Co-Director of DNAWORKS, Adam McKinney is a classically trained dancer and former member of the Alvin Ailey American Dance Theater, Béjart Ballet Lausanne, Alonzo King’s LINES Ballet, Cedar Lake Contemporary Ballet and Milwaukee Ballet Company. Adam has led dance work across the U.S. and in Canada, England, Ghana, Hungary, Indonesia, Israel, Italy, Mexico, Palestine, Serbia, Spain and South Africa. He served as a U.S. Embassy Culture Connect Envoy to South Africa through the U.S. State Department in Cape Town, Pretoria and Johannesburg and was named one of the most influential African Americans in Milwaukee, WI by St. Vincent DePaul.

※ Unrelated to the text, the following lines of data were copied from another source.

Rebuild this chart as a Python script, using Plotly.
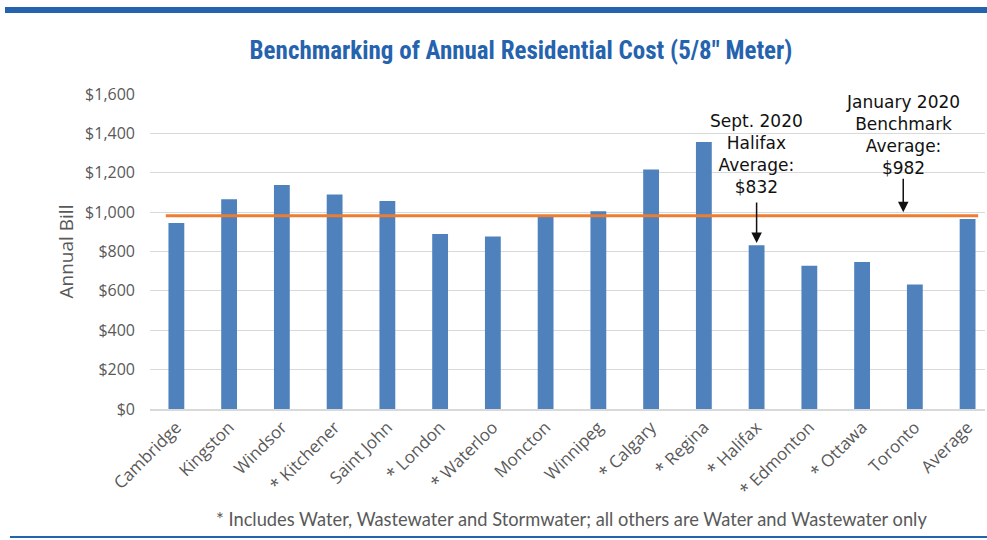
import plotly.graph_objects as go

categories = ["Cambridge", "Kingston", "Windsor", "* Kitchener", "Saint John", "* London",
              "* Waterloo", "Moncton", "Winnipeg", "* Calgary", "* Regina", "* Halifax",
              "* Edmonton", "* Ottawa", "Toronto", "Average"]
annual_bill = [945, 1065, 1138, 1090, 1056, 889, 876, 985, 1004, 1216, 1356, 832, 727, 747, 632, 965]
benchmark_avg = 982
halifax_avg = 832
y_ticks = [0, 200, 400, 600, 800, 1000, 1200, 1400, 1600]
y_tick_text = ["$0", "$200", "$400", "$600", "$800", "$1,000", "$1,200", "$1,400", "$1,600"]

BAR = "#4f81bd"
ORANGE = "#ed7d31"
BLUE = "#2563ae"
GRAY = "#595959"

# plot area in pixels: x 150..985, y 94..409
PL, PR, PT, PB = 150, 985, 94, 409
PW, PH = PR - PL, PB - PT


def px_x(px):
    return (px - PL) / PW


def px_y(py):
    return (PB - py) / PH


fig = go.Figure()
fig.add_trace(go.Bar(x=categories, y=annual_bill, marker_color=BAR, marker_line_width=0,
                     showlegend=False))

# benchmark line
fig.add_shape(type="line", xref="x", yref="y", x0=-0.2, x1=15.2,
              y0=benchmark_avg, y1=benchmark_avg, line=dict(color=ORANGE, width=3), layer="above")

ann_font = dict(family="DejaVu Sans, sans-serif", size=17, color="#111111")
fig.add_annotation(x=11, y=1065, xref="x", yref="y", showarrow=False, yanchor="bottom",
                   text="Sept. 2020<br>Halifax<br>Average:<br>$832", font=ann_font,
                   align="center")
fig.add_annotation(x=11, y=halifax_avg + 11, xref="x", yref="y", ax=0, ay=-42,
                   showarrow=True, arrowhead=2, arrowsize=1.4, arrowwidth=1.5,
                   arrowcolor="#111111", text="")
fig.add_annotation(x=13.78, y=1162, xref="x", yref="y", showarrow=False, yanchor="bottom",
                   text="January 2020<br>Benchmark<br>Average:<br>$982", font=ann_font,
                   align="center")
fig.add_annotation(x=13.78, y=1000, xref="x", yref="y", ax=0, ay=-35,
                   showarrow=True, arrowhead=2, arrowsize=1.4, arrowwidth=1.5,
                   arrowcolor="#111111", text="")

# footnote
fig.add_annotation(x=px_x(571), y=px_y(519), xref="paper", yref="paper",
                   showarrow=False, xanchor="center", yanchor="middle",
                   text="* Includes Water, Wastewater and Stormwater; all others are Water and Wastewater only",
                   font=dict(family="Lato, sans-serif", size=18.3, color=GRAY))

# decorative lines
fig.add_shape(type="rect", xref="paper", yref="paper", x0=px_x(5), x1=px_x(988),
              y0=px_y(13), y1=px_y(7), line_width=0, fillcolor=BLUE)
fig.add_shape(type="line", xref="paper", yref="paper", x0=px_x(10), x1=px_x(988),
              y0=px_y(537), y1=px_y(537), line=dict(color=BLUE, width=2))

fig.update_layout(
    width=987, height=540,
    margin=dict(l=PL, r=987 - PR, t=PT, b=540 - PB),
    paper_bgcolor="white", plot_bgcolor="white",
    bargap=0.7,
    title=dict(text="Benchmarking of Annual Residential Cost (5/8\" Meter)",
               x=521 / 987, xanchor="center", y=1 - 50 / 540, yanchor="middle",
               xref="container", yref="container", automargin=False,
               font=dict(family="Roboto Condensed, Roboto, sans-serif",
                         size=25, color=BLUE, weight="bold")),
    font=dict(family="Open Sans, sans-serif", color=GRAY),
)
fig.update_xaxes(range=[-0.5, 15.33], tickangle=-45, tickfont=dict(size=17, color=GRAY),
                 showline=True, linecolor="#d9d9d9", linewidth=1.5, ticks="",
                 showgrid=False, automargin=False)
fig.update_yaxes(range=[0, 1600], tickvals=y_ticks, ticktext=y_tick_text,
                 tickfont=dict(size=16, color=GRAY), showgrid=True, gridcolor="#d9d9d9",
                 gridwidth=1, zeroline=False, ticks="", ticklabelstandoff=14, automargin=False,
                 title=dict(text="Annual Bill", font=dict(size=19, color=GRAY), standoff=6))

fig.write_html("out.html", config={"displayModeBar": False},
               post_script="document.body.style.margin='0';")
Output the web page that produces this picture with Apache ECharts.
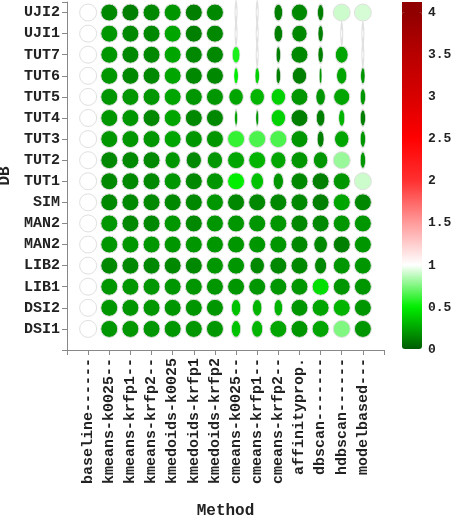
<!DOCTYPE html>
<html>
<head>
<meta charset="utf-8">
<script src="https://cdn.jsdelivr.net/npm/echarts@6/dist/echarts.min.js"></script>
<style>html,body{margin:0;padding:0;background:#fff;}#main{width:454px;height:518px;}</style>
</head>
<body>
<div id="main"></div>
<script>
var methods = ['baseline------', 'kmeans-k0025--', 'kmeans-krfp1--', 'kmeans-krfp2--', 'kmedoids-k0025', 'kmedoids-krfp1', 'kmedoids-krfp2',
    'cmeans-k0025--', 'cmeans-krfp1--', 'cmeans-krfp2--', 'affinityprop.', 'dbscan-------', 'hdbscan------', 'modelbased---'];
var dbs = ['UJI2', 'UJI1', 'TUT7', 'TUT6', 'TUT5', 'TUT4', 'TUT3', 'TUT2', 'TUT1', 'SIM', 'MAN2', 'MAN2', 'LIB2', 'LIB1', 'DSI2', 'DSI1'];
// colour value per cell (rows top to bottom)
var values = [
    [1, .15, .12, .15, .2, .12, .15, 1, 1, .12, .15, .12, .9, .92],
    [1, .2, .15, .15, .25, .12, .15, 1, 1, .12, .15, .12, 1, 1],
    [1, .2, .15, .15, .25, .15, .15, .55, 1, .12, .15, .12, .25, 1],
    [1, .2, .15, .15, .25, .15, .15, .5, .4, .12, .12, .2, .25, .2],
    [1, .2, .2, .2, .25, .2, .2, .25, .3, .4, .2, .2, .25, .2],
    [1, .2, .2, .15, .25, .15, .15, .25, .2, .4, .12, .12, .3, .12],
    [1, .2, .2, .2, .25, .2, .2, .6, .65, .65, .2, .12, .25, .2],
    [1, .15, .15, .15, .2, .15, .2, .25, .3, .25, .2, .2, .8, .2],
    [1, .15, .15, .15, .2, .15, .2, .5, .35, .2, .15, .12, .2, .9],
    [1, .15, .15, .15, .15, .15, .2, .15, .15, .15, .15, .12, .25, .15],
    [1, .2, .15, .15, .2, .15, .2, .2, .2, .2, .15, .15, .2, .2],
    [1, .2, .2, .2, .2, .2, .2, .2, .2, .2, .15, .15, .12, .2],
    [1, .15, .15, .15, .15, .15, .2, .2, .15, .15, .15, .15, .2, .2],
    [1, .2, .2, .2, .2, .2, .2, .2, .2, .2, .2, .45, .2, .2],
    [1, .2, .2, .2, .2, .2, .2, .35, .3, .3, .2, .25, .3, .2],
    [1, .2, .2, .2, .2, .2, .2, .35, .3, .25, .2, .25, .75, .2]
];
// relative ellipse width per cell
var widths = [
    [1, 1, 1, 1, 1, 1, 1, .05, .05, .5, .95, .35, 1, 1],
    [1, 1, 1, 1, 1, 1, 1, .05, .05, .5, .9, .3, .05, .05],
    [1, 1, 1, 1, 1, 1, 1, .45, .05, .25, 1, .3, .75, .05],
    [1, 1, 1, 1, 1, 1, 1, .25, .25, .25, .85, .15, .6, .25],
    [1, 1, 1, 1, 1, 1, 1, .85, .85, .85, 1, .55, .95, .3],
    [1, 1, 1, 1, 1, 1, 1, .15, .15, .85, 1, .5, .35, .3],
    [1, 1, 1, 1, 1, 1, 1, 1, 1, 1, 1, .4, .85, .3],
    [1, 1, 1, 1, .9, .9, .9, 1, 1, .9, 1, .85, 1, .3],
    [1, 1, 1, 1, 1, 1, 1, 1, .75, .6, 1, 1, 1, 1],
    [1, 1, 1, 1, 1, 1, 1, 1, 1, 1, 1, 1, 1, 1],
    [1, 1, 1, 1, 1, 1, 1, 1, 1, 1, 1, 1, 1, 1],
    [1, 1, 1, 1, 1, 1, 1, 1, 1, 1, 1, .8, 1, 1],
    [1, 1, 1, 1, 1, 1, 1, 1, .85, 1, 1, .7, 1, 1],
    [1, 1, 1, 1, 1, 1, 1, 1, 1, 1, 1, 1, 1, 1],
    [1, 1, 1, 1, 1, 1, 1, .55, .55, .5, 1, 1, 1, 1],
    [1, 1, 1, 1, 1, 1, 1, .55, .65, 1, 1, 1, 1, 1]
];
var barTicks = [0, 0.5, 1, 1.5, 2, 2.5, 3, 3.5, 4];

var data = [];
for (var r = 0; r < dbs.length; r++) {
    for (var c = 0; c < methods.length; c++) {
        data.push([c + 1, dbs.length - r, values[r][c], widths[r][c]]);
    }
}
var font = '"Liberation Mono", "DejaVu Sans Mono", monospace';
var myChart = echarts.init(document.getElementById('main'));
var option = {
    backgroundColor: '#fff',
    grid: { left: 67, top: 2, width: 317, height: 348, outerBoundsMode: 'none', containLabel: false },
    xAxis: {
        type: 'value', min: 0, max: 15, interval: 1,
        name: 'Method', nameLocation: 'middle', nameGap: 153,
        nameTextStyle: { fontFamily: font, fontWeight: 'bold', fontSize: 16, color: '#222' },
        axisLine: { lineStyle: { color: '#888' } },
        axisTick: { lineStyle: { color: '#888' }, length: 5 },
        splitLine: { show: false },
        axisLabel: {
            rotate: 90, fontFamily: font, fontWeight: 'bold', fontSize: 15, color: '#222', margin: 8,
            formatter: function (v) { return methods[v - 1] || ''; }
        }
    },
    yAxis: {
        type: 'value', min: 0, max: 16.5, interval: 1,
        name: 'DB', nameLocation: 'middle', nameGap: 52, nameRotate: 90,
        nameTextStyle: { fontFamily: font, fontWeight: 'bold', fontSize: 16, color: '#222' },
        axisLine: { lineStyle: { color: '#888' } },
        axisTick: { lineStyle: { color: '#888' }, length: 5 },
        splitLine: { show: false },
        axisLabel: {
            fontFamily: font, fontWeight: 'bold', fontSize: 15, color: '#222', margin: 7,
            formatter: function (v) { return dbs[dbs.length - v] || ''; }
        }
    },
    visualMap: {
        type: 'continuous', min: 0, max: 4, dimension: 2, calculable: false,
        right: 17, top: -3, itemWidth: 20, itemHeight: 337, text: null, showLabel: false,
        inRange: { color: ['#005c00', '#00ee00', '#ffffff', '#ff9a9a', '#ff3030', '#ff0000', '#d80000', '#b80000', '#900000'] }
    },
    series: [{
        type: 'scatter',
        data: data,
        symbol: 'circle',
        symbolSize: function (d) { return [Math.max(2, 17 * d[3]), 17]; },
        itemStyle: { borderColor: '#e0e0e0', borderWidth: 1, opacity: 1 }
    }],
    graphic: [{
        type: 'rect', left: 402, top: 2, shape: { width: 20, height: 12 }, style: { fill: '#900000' }
    }].concat(barTicks.map(function (t) {
        return {
            type: 'text', left: 428, top: 350 - t * 84.2 - 7,
            style: { text: String(t), font: 'bold 13px ' + font, fill: '#222' }
        };
    }))
};
myChart.setOption(option);
</script>
</body>
</html>
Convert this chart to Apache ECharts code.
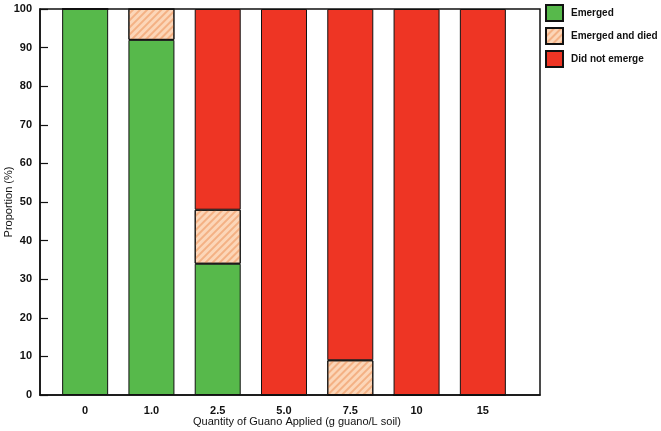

The focus of Adam’s dance work engages historical perspectives of culture and identity, social justice, mixed abilities, mixed media (including the use of innovative technological elements) and the aesthetics of liberation. Adam’s awards include Career Transition for Dancers grants, the NYU President's Service Award for his work with the Lower East Side Harm Reduction Center (NYC), a Jerome Foundation Travel and Study Grant and Gallatin (NYU) Jewish Arts grants for work with Ethiopian communities in Israel, and the Bronfman Jewish Artist Fellowship for DNAWORKS’ genealogical dance work HaMapah/The Map. Adam was a recipient of the National Artist Teacher Fellowship for DNAWORKS’ “The Borders Project” (2015) and was named a prestigious School of American Ballet National Teaching Fellow (2015), an opportunity to engage in national conversations about diversity in classical ballet. His article “Dance and Social Justice” is published on Howlround.com.
Adam served as the inaugural Chair of the Dance Department at the New Mexico School for the Arts, Santa Fe, for six years and is currently an Assistant Professor of Dance at Texas Christian University, Fort Worth. Adam holds an M.A. in Dance Studies with concentrations in Race and Trauma theories.